In common with American Dreams in China, Wolf Warrior 2 depicts transnational Chinese masculinity as the agent of China’s increasing power and role on the global stage. Yet here the location is Africa, and the masculinity is one of martial prowess. The ex-military hero defends China’s overseas citizens and interests from local rebels and ruthless American mercenaries—whose leader the hero kills in a display of brute force at the climax of the film. This patriotic adventure forms, as Osnos writes, “a new, muscular iteration of China’s self-narrative, much as Rambo’s heroics expressed the swagger of the Reagan era.”

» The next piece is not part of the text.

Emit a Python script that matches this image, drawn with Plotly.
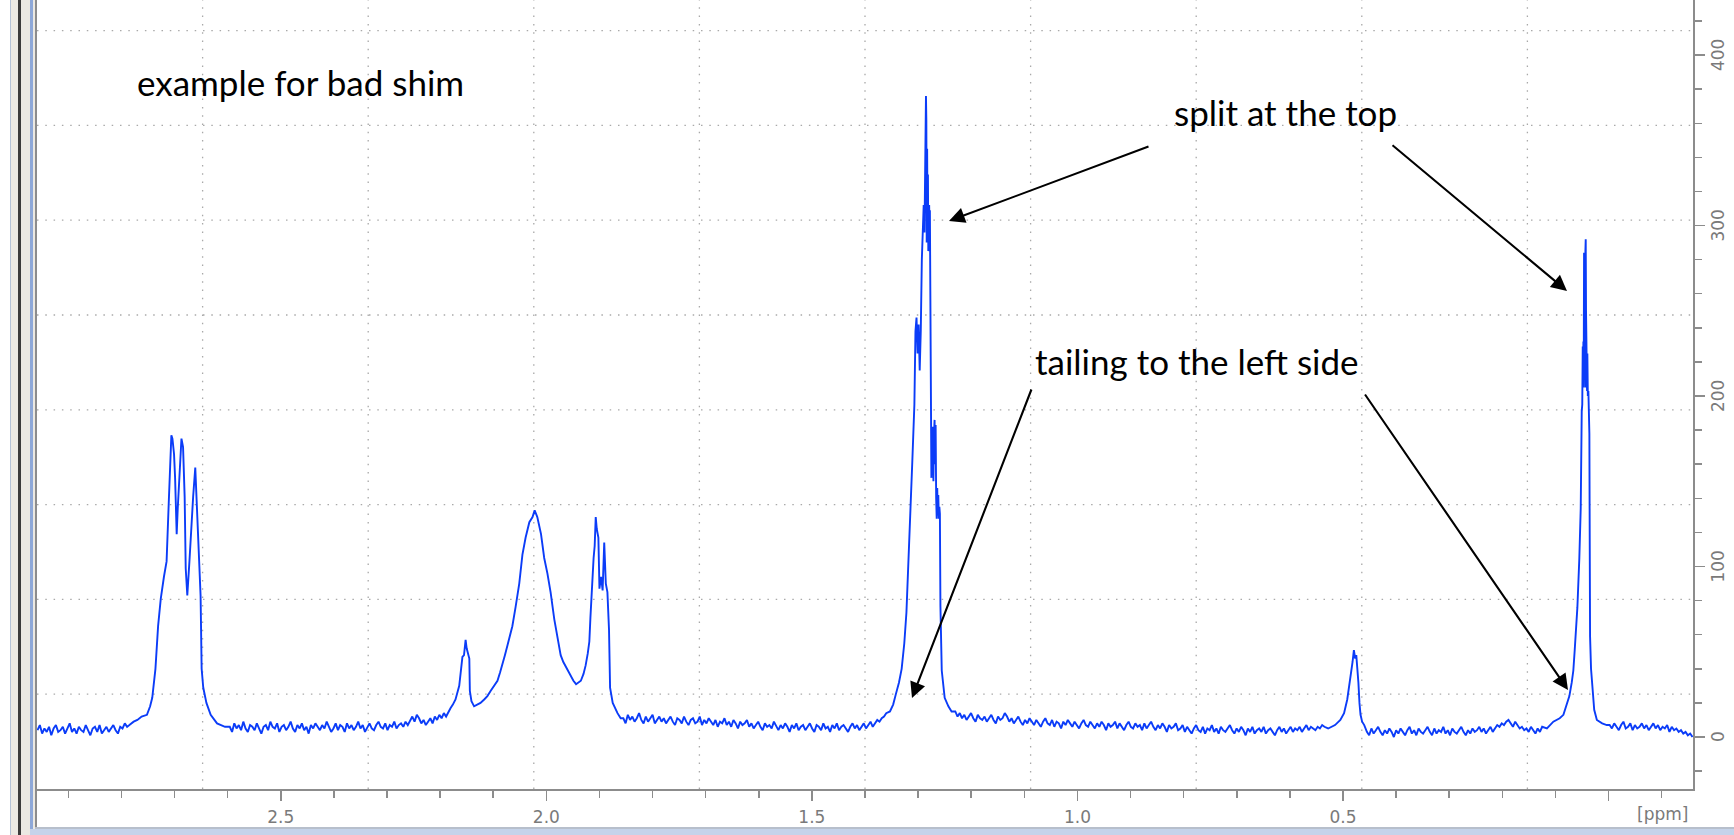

In the 1970s, Bruce Lee symbolised the colonized world’s resistance to white male dominance. The protagonist in Wolf Warrior 2 is China’s first very own tough guy hero—an overdue conclusion to the 1980s’ quest to replace socialist masculinities with a convincing Chinese nanzihan 男子汉 (‘real man’). Besides killing baddies, the hero also finds time to act as loving godfather to a young African boy. Wolf Warrior 2 thus describes a modern Chinese masculinity that is both physically tough and emotionally tender. Echoes of the sexual self-control of historic wu masculinity are also evident in the hero’s ability to resist the temptations of a pretty, young Eurasian doctor who is clearly in love with him. This has overtones of 1993 hit TV drama series Beijinger in New York (Beijing ren zai Niu Yue 北京人在纽约) and other series since then, in which the Chinese hero defeats his American opponents and is desired by foreign women; meanwhile, Chinese women are eclipsed.

From savvy transnational businessmen to tough patriotic heroes, the films depict new Chinese masculinities building global Chinese power, while exhibiting reworked wen and wu traits as well as tenderness and intimacy. Although the pursuit of materialism and power might seem overwhelming in American Dreams in China and Wolf Warrior 2, films like Lost in Thailand and Finding Mr. Right show Chinese men exploring spiritual and romantic dimensions in their lives. It would be remiss to end this article without pointing out (and referring to the work of Harriet Zurndorfer) that in all three films examined above the male characters possess more power, wealth, status, and agency than any female character. These men have hardships to overcome, but they do so, in film as in real life, from a position of gender privilege.